Trying to run a SQL database onto 2000 GPU cores would be like trying to feed power to 2000 computers through a single power supply. Only a few would have enough data to work with.
(Not to mention the fact that there are no programming languages that help implementing network services, like a database server, over a GPU architecture. This is the one single major reason why GPUs are not used more, even when the architecture would be otherwise suitable performance-wise. Go blame NVidia for keeping their architecture details proprietary, preventing the development of good open source compilers.)
Also consider that a database running on a single GPU, no matter the number of cores, would be very vulnerable to system crashes, power outages or network problems. This is not the right way to build scalable, resilient data stores.
That type of approach is basically brute force throw hardware at the problem of largely unindexed, often unstructured data and do full table scans for every query instead of structuring a database. I get over 3 million QPS in a 40TB database sharded over 19 4 core VMs. (That is using mysql (not sure how cockroach would compare, probably slower than mysql, but still orders of magnatudes faster than something like Impala), but shows the difference of a true database and a pile of data doing map reduce). The sharding in my case is more to keep downtime to a reasonable time than a problem running that on a single machine…
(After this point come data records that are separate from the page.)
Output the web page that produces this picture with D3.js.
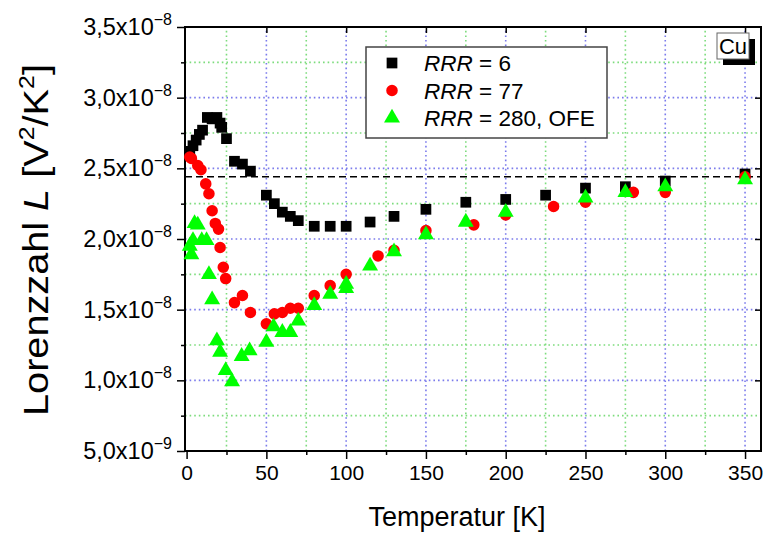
<!DOCTYPE html>
<meta charset="utf-8">
<title>Lorenzzahl Cu</title>
<style>
body { margin: 0; background: #fff; }
svg { font-family: "Liberation Sans", Arial, sans-serif; }
</style>
<body>
<script src="https://d3js.org/d3.v7.min.js"></script>
<script>

var width = 769,
    height = 533;

// values, L in units of 1e-8 V^2/K^2
var rrr6T = [2, 4, 6, 8, 10, 13, 16, 19, 21, 22, 25, 30, 35, 40, 50, 55, 60, 65, 70, 80, 90, 100, 115, 130, 150, 175, 200, 225, 250, 275, 300, 350];
var rrr6L = [2.62, 2.66, 2.70, 2.74, 2.77, 2.86, 2.85, 2.86, 2.82, 2.79, 2.71, 2.55, 2.53, 2.48, 2.31, 2.25, 2.19, 2.16, 2.13, 2.09, 2.09, 2.09, 2.12, 2.16, 2.21, 2.26, 2.28, 2.31, 2.36, 2.37, 2.41, 2.46];

var rrr77T = [2, 3, 7, 9, 12, 14, 16, 18, 20, 21, 23, 24.5, 30, 35, 40, 50, 55, 60, 65, 70, 80, 90, 100, 120, 130, 150, 180, 200, 230, 250, 280, 300, 350];
var rrr77L = [2.58, 2.57, 2.52, 2.49, 2.39, 2.32, 2.20, 2.11, 2.07, 1.94, 1.80, 1.72, 1.55, 1.60, 1.48, 1.40, 1.47, 1.48, 1.51, 1.51, 1.60, 1.67, 1.75, 1.88, 1.92, 2.06, 2.10, 2.17, 2.23, 2.26, 2.33, 2.33, 2.44];

var rrr280T = [2, 3, 4, 5, 7, 9.5, 12.5, 14, 16, 19, 21, 24.5, 28.5, 34.5, 39.5, 50, 54.5, 60, 65, 70, 80, 90, 100, 100, 115, 130, 150, 175, 200, 250, 275, 300, 350];
var rrr280L = [1.95, 1.89, 1.99, 2.11, 2.10, 1.99, 1.99, 1.75, 1.57, 1.28, 1.20, 1.07, 0.99, 1.17, 1.21, 1.27, 1.38, 1.34, 1.34, 1.42, 1.53, 1.61, 1.68, 1.65, 1.81, 1.91, 2.03, 2.12, 2.19, 2.29, 2.33, 2.37, 2.42];

var lorenzL0 = 2.44;   // Sommerfeld value

var xMajor = [0, 50, 100, 150, 200, 250, 300, 350],
    xMinor = [25, 75, 125, 175, 225, 275, 325],
    yMajor = [0.5, 1.0, 1.5, 2.0, 2.5, 3.0, 3.5],
    yMinor = [0.75, 1.25, 1.75, 2.25, 2.75, 3.25];

var legendLabels = ["6", "77", "280, OFE"];

var x = d3.scaleLinear().domain([-1, 360]).range([185, 761]);
var y = d3.scaleLinear().domain([0.5, 3.5]).range([451, 27]);

var svg = d3.select("body").append("svg")
    .attr("width", width)
    .attr("height", height);

// grid (dotted, blue at major ticks, green at minor ticks)
var grid = svg.append("g");
function vline(vals, col) {
  grid.selectAll(null).data(vals).enter().append("line")
    .attr("x1", d => x(d)).attr("x2", d => x(d))
    .attr("y1", y(0.5)).attr("y2", y(3.5))
    .style("stroke", col).style("stroke-width", "1.6px")
    .style("stroke-dasharray", "1.6,3");
}
function hline(vals, col) {
  grid.selectAll(null).data(vals).enter().append("line")
    .attr("y1", d => y(d)).attr("y2", d => y(d))
    .attr("x1", x.range()[0]).attr("x2", x.range()[1])
    .style("stroke", col).style("stroke-width", "1.6px")
    .style("stroke-dasharray", "1.6,3");
}
vline(xMajor.slice(1), "#7b7bec");
vline(xMinor, "#7ddc7d");
hline(yMajor.slice(1, -1), "#7b7bec");
hline(yMinor, "#7ddc7d");

// dashed L0 line
svg.append("line")
    .attr("x1", x.range()[0]).attr("x2", x.range()[1])
    .attr("y1", y(lorenzL0)).attr("y2", y(lorenzL0))
    .attr("stroke", "#000").attr("stroke-width", 1.5)
    .attr("stroke-dasharray", "7,4");

// axes
var xAxis = d3.axisBottom(x).tickValues(xMajor).tickSize(8).tickFormat(d3.format("d"));
var xAxisMinor = d3.axisBottom(x).tickValues(xMinor).tickSize(4).tickFormat("");
var yAxis = d3.axisLeft(y).tickValues(yMajor).tickSize(8).tickFormat("");
var yAxisMinor = d3.axisLeft(y).tickValues(yMinor).tickSize(4).tickFormat("");

function styleAxis(g) {
  g.select(".domain").remove();
  g.selectAll(".tick line").attr("stroke", "#000").attr("stroke-width", 1.5);
  g.selectAll("text").attr("font-family", "Liberation Sans, Arial, sans-serif")
    .attr("font-size", 21).attr("fill", "#000");
}

var gx = svg.append("g").attr("transform", "translate(0," + y(0.5) + ")").call(xAxis).call(styleAxis);
gx.selectAll("text").attr("dy", "0.85em").attr("y", 11);
svg.append("g").attr("transform", "translate(0," + y(0.5) + ")").call(xAxisMinor).call(styleAxis);
svg.append("g").attr("transform", "translate(" + x.range()[0] + ",0)").call(yAxis).call(styleAxis);
svg.append("g").attr("transform", "translate(" + x.range()[0] + ",0)").call(yAxisMinor).call(styleAxis);
// inward ticks on top and right
svg.append("g").attr("transform", "translate(0," + y(3.5) + ")")
    .call(d3.axisBottom(x).tickValues(xMajor.slice(1)).tickSize(6).tickFormat("")).call(styleAxis);
svg.append("g").attr("transform", "translate(" + x.range()[1] + ",0)")
    .call(d3.axisLeft(y).tickValues(yMajor.slice(1, -1)).tickSize(6).tickFormat("")).call(styleAxis);

// y tick labels like 3,5x10^-8
var yLab = svg.append("g").attr("font-size", 23.5);
yMajor.forEach(function(v) {
  var exp = v < 1 ? -9 : -8,
      mant = v < 1 ? v * 10 : v;
  var t = yLab.append("text")
      .attr("x", x.range()[0] - 13)
      .attr("y", y(v) + 8)
      .attr("text-anchor", "end");
  t.append("tspan").text(mant.toFixed(1).replace(".", ",") + "x10");
  t.append("tspan").attr("font-size", 16).attr("dy", -10).text("\u2212" + Math.abs(exp));
});

// frame
svg.append("rect")
    .attr("x", x.range()[0]).attr("y", y(3.5))
    .attr("width", x.range()[1] - x.range()[0])
    .attr("height", y(0.5) - y(3.5))
    .attr("fill", "none").attr("stroke", "#000").attr("stroke-width", 2);

// data
var sqr = d3.symbol().type(d3.symbolSquare).size(115)(),
    circ = d3.symbol().type(d3.symbolCircle).size(105)(),
    tri = d3.symbol().type(d3.symbolTriangle).size(110)();

function plot(T, L, path, color) {
  svg.append("g").selectAll("path")
      .data(T.map((t, i) => [t, L[i]]))
    .enter().append("path")
      .attr("d", path)
      .attr("fill", color)
      .attr("transform", d => "translate(" + x(d[0]) + "," + y(d[1]) + ")");
}
plot(rrr6T, rrr6L, sqr, "#000");
plot(rrr77T, rrr77L, circ, "#ff0000");
plot(rrr280T, rrr280L, tri, "#00ff00");

// legend
var leg = svg.append("g");
leg.append("rect")
    .attr("x", 366).attr("y", 47).attr("width", 241).attr("height", 91)
    .attr("fill", "#fff").attr("stroke", "#444").attr("stroke-width", 1.5);
var legSym = [sqr, circ, tri], legCol = ["#000", "#ff0000", "#00ff00"];
legendLabels.forEach(function(lbl, i) {
  var cy = 63 + i * 27.5;
  leg.append("path").attr("d", legSym[i]).attr("fill", legCol[i])
      .attr("transform", "translate(392," + cy + ")");
  var t = leg.append("text").attr("x", 424).attr("y", cy + 8).attr("font-size", 22.5);
  t.append("tspan").attr("font-style", "italic").text("RRR");
  t.append("tspan").text(" = " + lbl);
});

// Cu label box with shadow
svg.append("rect").attr("x", 723).attr("y", 39).attr("width", 32).attr("height", 26).attr("fill", "#000");
svg.append("rect").attr("x", 717).attr("y", 33).attr("width", 32).attr("height", 26)
    .attr("fill", "#fff").attr("stroke", "#666").attr("stroke-width", 1);
svg.append("text").attr("x", 733).attr("y", 54).attr("text-anchor", "middle")
    .attr("font-size", 22).text("Cu");

// axis titles
svg.append("text")
    .attr("x", 457).attr("y", 526)
    .attr("text-anchor", "middle").attr("font-size", 27)
    .text("Temperatur [K]");

var yt = svg.append("text")
    .attr("transform", "translate(48,240) rotate(-90)")
    .attr("text-anchor", "middle").attr("font-size", 35)
    .attr("textLength", 352).attr("lengthAdjust", "spacingAndGlyphs");
yt.append("tspan").text("Lorenzzahl ");
yt.append("tspan").attr("font-style", "italic").text("L");
yt.append("tspan").text(" [V");
yt.append("tspan").attr("font-size", 22).attr("dy", -14).text("2");
yt.append("tspan").attr("dy", 14).text("/K");
yt.append("tspan").attr("font-size", 22).attr("dy", -14).text("2");
yt.append("tspan").attr("dy", 14).text("]");

</script>
</body>
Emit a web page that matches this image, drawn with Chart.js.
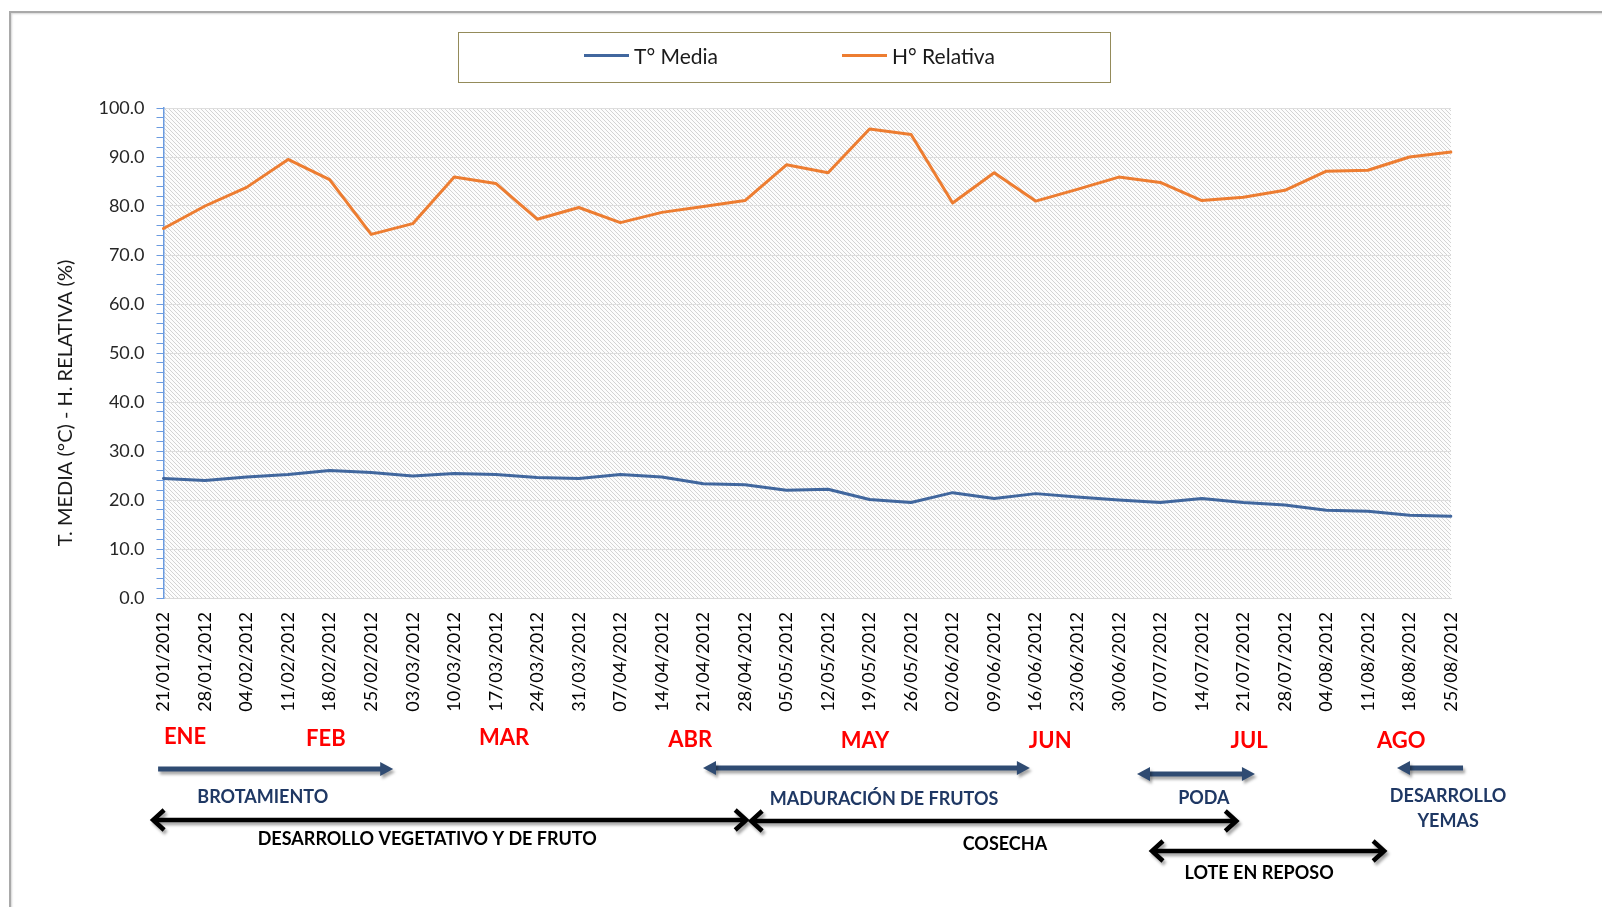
<!DOCTYPE html>
<html><head><meta charset="utf-8">
<script src="https://cdn.jsdelivr.net/npm/chart.js@4.4.1/dist/chart.umd.min.js"></script>
<style>
html,body{margin:0;padding:0;background:#fff;width:1602px;height:907px;overflow:hidden;font-family:Lato,"Noto Sans",sans-serif}
#frame{position:absolute;left:9px;top:11px;width:1700px;height:1000px;border-top:2px solid #a9a9a9;border-left:2px solid #a9a9a9;box-shadow:inset 1px 1px 2px #d6d6d6}
#wrap{position:absolute;left:0;top:0;width:1602px;height:907px}
#legend{position:absolute;left:458px;top:32px;width:651px;height:49px;border:1px solid #948b5a;background:#fff}
.li{position:absolute;top:-2px;height:49px;display:flex;align-items:center;font-size:21px;color:#1a1a1a;white-space:nowrap}
.sw{display:inline-block;width:45px;height:3px;margin-right:5px}
</style></head>
<body>
<div id="frame"></div>
<div id="wrap"><canvas id="c" width="1602" height="907"></canvas></div>
<div id="legend"></div>
<script>
// ---- data ----
const categories = ['21/01/2012','28/01/2012','04/02/2012','11/02/2012','18/02/2012','25/02/2012','03/03/2012','10/03/2012','17/03/2012','24/03/2012','31/03/2012','07/04/2012','14/04/2012','21/04/2012','28/04/2012','05/05/2012','12/05/2012','19/05/2012','26/05/2012','02/06/2012','09/06/2012','16/06/2012','23/06/2012','30/06/2012','07/07/2012','14/07/2012','21/07/2012','28/07/2012','04/08/2012','11/08/2012','18/08/2012','25/08/2012'];
const tempMedia = [24.4,24.0,24.7,25.2,26.0,25.6,24.9,25.4,25.2,24.6,24.4,25.2,24.7,23.3,23.1,22.0,22.2,20.1,19.5,21.5,20.3,21.3,20.6,20.0,19.5,20.3,19.5,19.0,17.9,17.7,16.9,16.7];
const humRelativa = [75.4,80.0,83.8,89.5,85.4,74.2,76.4,85.9,84.6,77.3,79.7,76.6,78.7,79.9,81.1,88.4,86.8,95.7,94.6,80.6,86.8,81.0,83.4,85.9,84.8,81.1,81.8,83.2,87.1,87.3,90.0,91.0];
const seriesNames = ['T° Media','H° Relativa'];
const yTitle = 'T. MEDIA (°C) - H. RELATIVA (%)';
const yMin = 0, yMax = 100, yLabelStep = 10, yMinorStep = 2;

// annotation layer (category-index units)
const monthLabels = [['ENE',0.52,737],['FEB',3.91,739],['MAR',8.2,738],['ABR',12.68,740],['MAY',16.89,741],['JUN',21.35,741],['JUL',26.14,741],['AGO',29.8,741]];
const blueArrows = [[-0.13,5.53,769,false,true],[12.99,20.86,768,true,true],[23.44,26.28,774,true,true],[29.7,31.29,768,true,false]];
const blueLabels = [['BROTAMIENTO',2.39,797],['MADURACIÓN DE FRUTOS',17.35,799],['PODA',25.05,798],['DESARROLLO',30.93,796],['YEMAS',30.93,821]];
const blackArrows = [[-0.25,14.03,820],[14.15,25.83,821],[23.8,29.39,851]];
const blackLabels = [['DESARROLLO VEGETATIVO Y DE FRUTO',6.35,839],['COSECHA',20.26,844],['LOTE EN REPOSO',26.38,873]];

const colors = ['#41679e','#ed7d31'];

// legend
const lg = document.getElementById('legend');
[[125,0],[383,1]].forEach(([left,i])=>{
  const d=document.createElement('div'); d.className='li'; d.style.left=left+'px';
  d.innerHTML='<span class="sw" style="background:'+colors[i]+'"></span>'+seriesNames[i];
  lg.appendChild(d);
});

// hatch pattern
const pc=document.createElement('canvas'); pc.width=4; pc.height=4;
const p=pc.getContext('2d');
p.fillStyle='#fdfdfd'; p.fillRect(0,0,4,4);
p.strokeStyle='#d4d4d4'; p.lineWidth=1;
p.beginPath(); p.moveTo(-1,-1); p.lineTo(5,5); p.moveTo(-1,3); p.lineTo(1,5); p.moveTo(3,-1); p.lineTo(5,1); p.stroke();

const ctxC=document.getElementById('c').getContext('2d');
const hatch=ctxC.createPattern(pc,'repeat');

const bgPlugin={id:'bg',beforeDraw(chart){
  const {ctx,chartArea:a}=chart; ctx.save(); ctx.fillStyle=hatch; ctx.fillRect(a.left,a.top,a.right-a.left,a.bottom-a.top); ctx.restore();
}};

const annPlugin={id:'ann',afterDraw(chart){
  const ctx=chart.ctx, xs=chart.scales.x;
  const X=v=>xs.getPixelForValue(v);
  ctx.save();
  // y title
  ctx.save();
  ctx.translate(66,403); ctx.rotate(-Math.PI/2);
  ctx.font='20px Lato'; ctx.fillStyle='#1a1a1a'; ctx.textAlign='center'; ctx.textBaseline='middle';
  ctx.fillText(yTitle,0,0);
  ctx.restore();
  // months
  ctx.font='bold 22px Lato'; ctx.fillStyle='#ff0000'; ctx.textAlign='center'; ctx.textBaseline='middle';
  monthLabels.forEach(([t,i,y])=>ctx.fillText(t,X(i),y));
  // arrows with shadow
  ctx.shadowColor='rgba(0,0,0,0.35)'; ctx.shadowBlur=3; ctx.shadowOffsetX=2; ctx.shadowOffsetY=3;
  blueArrows.forEach(([a,b,y,s,e])=>{
    const x1=X(a), x2=X(b), hl=13, hh=7;
    ctx.strokeStyle='#2f4b72'; ctx.fillStyle='#2f4b72'; ctx.lineWidth=5; ctx.lineCap='butt';
    ctx.beginPath(); ctx.moveTo(x1+(s?hl-2:0),y); ctx.lineTo(x2-(e?hl-2:0),y); ctx.stroke();
    if(e){ctx.beginPath(); ctx.moveTo(x2,y); ctx.lineTo(x2-hl,y-hh); ctx.lineTo(x2-hl,y+hh); ctx.closePath(); ctx.fill();}
    if(s){ctx.beginPath(); ctx.moveTo(x1,y); ctx.lineTo(x1+hl,y-hh); ctx.lineTo(x1+hl,y+hh); ctx.closePath(); ctx.fill();}
  });
  blackArrows.forEach(([a,b,y])=>{
    const x1=X(a), x2=X(b), hl=11, hh=10;
    ctx.strokeStyle='#000'; ctx.lineWidth=4.5; ctx.lineJoin='miter'; ctx.lineCap='butt';
    ctx.beginPath(); ctx.moveTo(x1+2,y); ctx.lineTo(x2-2,y); ctx.stroke();
    ctx.beginPath(); ctx.moveTo(x2-hl,y-hh); ctx.lineTo(x2,y); ctx.lineTo(x2-hl,y+hh); ctx.stroke();
    ctx.beginPath(); ctx.moveTo(x1+hl,y-hh); ctx.lineTo(x1,y); ctx.lineTo(x1+hl,y+hh); ctx.stroke();
  });
  ctx.shadowColor='transparent';
  ctx.font='bold 18px Lato';
  ctx.fillStyle='#1f3864';
  blueLabels.forEach(([t,i,y])=>ctx.fillText(t,X(i),y));
  ctx.fillStyle='#000';
  blackLabels.forEach(([t,i,y])=>ctx.fillText(t,X(i),y));
  ctx.restore();
}};

new Chart(ctxC,{
  type:'line',
  data:{labels:categories,datasets:[
    {label:seriesNames[0],data:tempMedia,borderColor:colors[0],backgroundColor:colors[0],borderWidth:3,pointRadius:0,tension:0,borderJoinStyle:'round',borderCapStyle:'round'},
    {label:seriesNames[1],data:humRelativa,borderColor:colors[1],backgroundColor:colors[1],borderWidth:3,pointRadius:0,tension:0,borderJoinStyle:'round',borderCapStyle:'round'}
  ]},
  options:{
    responsive:false, animation:false, devicePixelRatio:1,
    layout:{padding:{left:0,top:108,right:151,bottom:159}},
    plugins:{legend:{display:false},tooltip:{enabled:false}},
    scales:{
      x:{type:'category',offset:false,
        grid:{drawOnChartArea:false,drawTicks:false},
        border:{display:true,color:'#d9d9d9',width:1},
        ticks:{autoSkip:false,maxRotation:90,minRotation:90,padding:14,color:'#000',font:{family:'Lato',size:18}},
        afterFit(s){s.height=150;}
      },
      y:{min:yMin,max:yMax,
        grid:{color:c=>(c.tick&&Math.round(c.tick.value)%yLabelStep===0)?'#dedede':'rgba(0,0,0,0)',lineWidth:1,tickColor:'#6b9be0',tickLength:7,drawTicks:true},
        border:{display:true,color:'#6b9be0',width:1.5},
        ticks:{stepSize:yMinorStep,autoSkip:false,padding:12,color:'#262626',font:{family:'Lato',size:18},
          callback:v=>(Math.round(v)%yLabelStep===0)?Number(v).toFixed(1):''},
        afterFit(s){s.width=163.5;}
      }
    }
  },
  plugins:[bgPlugin,annPlugin]
});
</script>
</body></html>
There are ways to write generic code for GPUs, but that is not the bottleneck. You might be able to gain some performance the the brute force map reduce running in a GPU, but the bottleneck is the IO unless you fit all that in GPU memory. Note the memory example of 51.2TB … how many GPUs is it going to take to get 51TB of memory? Without doing so, your bottleneck, even if pcie ssd is going to be I/O and so the GPUs will not help much.